Number of order renewals: Four
Emad’s first administrative detention order was set for a six month period. At the judicial review of the order, the judge of the Military Court of Administrative Detainees in Ofer Military Base confirmed the order as drafted. Emad’s legal counsel, Advocate Anwar Abu Amer, appealed the judge’s decision. The administrative detention order was then shortened to two and a half months at the appeal hearing. However, on 6 May 2010, the expiration day of the first order, Emad’s administrative detention was renewed for a further six months. At the judicial review hearing for the second order, it was shortened to a three month period ending on 4 August 2010. Adv. Abu Amer subsequently filed a second appeal, but it was denied. A few days before the expiry of the second order, Emad’s administrative detention was renewed again. During the judicial review of the order on 4 August, the military judge confirmed Emad’s administrative detention for a period of three months, setting his possible release for 3 November 2010. The order was then renewed for the fourth time which was set to expire on 4 February 2011. Finally, Emad was released from administrative detention on 3 February 2011.
DETENTION CONDITIONS & HEALTH CONCERNS
Emad suffers from Erb’s Palsy, a partial paralysis of the arm caused by injury to the arm’s main nerves following a shoulder dislocation at childbirth that requires ongoing rehabilitative therapy. When he was younger, Emad followed the therapy at a hospital, but, over time, his mother took over these responsibilities and even undertook special training in order to be able to massage his arm whenever necessary.

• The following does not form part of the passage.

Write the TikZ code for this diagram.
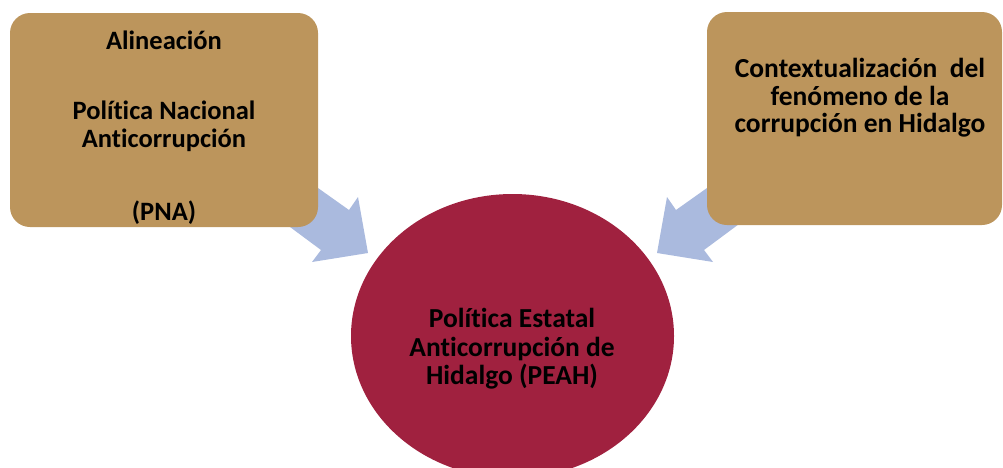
\documentclass[tikz,border=0pt]{standalone}
\usepackage{fontspec}
\setmainfont[Ligatures=NoCommon]{Carlito}
\definecolor{tan}{HTML}{BC955C}
\definecolor{maroon}{HTML}{A0213F}
\definecolor{arrowblue}{HTML}{AABADE}
\tikzset{
  tanbox/.style={fill=tan, draw=none, rounded corners=20pt, minimum width=308pt, minimum height=214pt, inner sep=0pt},
  blockarrow/.style={fill=arrowblue, draw=none},
  lbl/.style={font=\bfseries\fontsize{26.5}{29}\selectfont, text=black, align=center, inner sep=0pt},
}
\begin{document}
\begin{tikzpicture}[x=1pt,y=-1pt]
\useasboundingbox (0,0) rectangle (1003,467);
% arrows (behind)
\coordinate (la1) at (287,166);
\coordinate (la2) at (349,210);
\coordinate (la3) at (358,197);
\coordinate (la4) at (368,253);
\coordinate (la5) at (312,262);
\coordinate (la6) at (321,250);
\coordinate (la7) at (259,204);
\fill[blockarrow] (la1) -- (la2) -- (la3) -- (la4) -- (la5) -- (la6) -- (la7) -- cycle;
\coordinate (ra1) at (738,166);
\coordinate (ra2) at (676,210);
\coordinate (ra3) at (667,197);
\coordinate (ra4) at (657,253);
\coordinate (ra5) at (713,262);
\coordinate (ra6) at (704,250);
\coordinate (ra7) at (766,204);
\fill[blockarrow] (ra1) -- (ra2) -- (ra3) -- (ra4) -- (ra5) -- (ra6) -- (ra7) -- cycle;
% boxes
\node[tanbox] (left) at (164,120) {};
\node[tanbox, minimum width=295pt, minimum height=213pt] (right) at (854.5,118.5) {};
% ellipse
\fill[maroon] (512.5,336) ellipse [x radius=161.5, y radius=142];
\node[inner sep=0pt] (center) at (512.5,336) {};
% left texts
\node[lbl] (t1) at (164,40) {Alineación};
\node[lbl] (t2) at (164,110) {Política Nacional};
\node[lbl] (t3) at (164,140) {Anticorrupción};
\node[lbl] (t4) at (164,213) {(PNA)};
% right text
\node[lbl, font=\bfseries\fontsize{27.5}{27.5}\selectfont] (t5) at (860,98) {Contextualización\ \ del\\fenómeno de la\\corrupción en Hidalgo};
% center text
\node[lbl, font=\bfseries\fontsize{27.5}{28.5}\selectfont] (t6) at (512,349) {Política Estatal\\Anticorrupción de\\Hidalgo (PEAH)};
\end{tikzpicture}
\end{document}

This sort of specialized physiotherapy was not available at the prison’s clinic and Emad suffered from pain in his arm as a result of his lack of treatment.
There is no special section for child detainees at Ofer Prison. Neither is there a special section for administrative detainees, who according to both international and Israeli law should be held separately from convicted prisoners. During his incarceration Emad was held in section 13 at Ofer and shared a room with both adult detainees who are awaiting transfer to their detention facility and convicted prisoners.
During the first three months following Emad’s arrest, he did not receive a single visit from a family member. This situation is not unusual, given that Israeli authorities seek to isolate prisoners during the initial period of detention and, for this reason, typically do not issue visit permits. As the use of telephones is also not permitted for Palestinian “security” detainees, Emad had virtually no contact with the outside world apart from meetings with his attorney.
After his initial three months in detention, Emad has been able to see his father, 52, and mother, 44, only twice as family visits at Ofer prison are allowed only once a month. By comparison, the other Israeli prisons holding Palestinian detainees permit family members to visit every two weeks. During the last visit, which took place in July, Emad was also able to see his youngest brother, Ahmad, aged 10.
Administrative detention is a procedure that allows the Israeli military to hold detainees indefinitely on secret evidence without charging them or allowing them to stand trial. In the occupied Palestinian West Bank, the Israeli army is authorized to issue administrative detention orders against Palestinian civilians on the basis of Military Order 1591. This order empowers military commanders to detain an individual for up to six months renewable periods if they have “reasonable grounds to presume that the security of the area or public security require the detention.” On or just before the expiry date, the detention order is frequently renewed. This process can be continued indefinitely.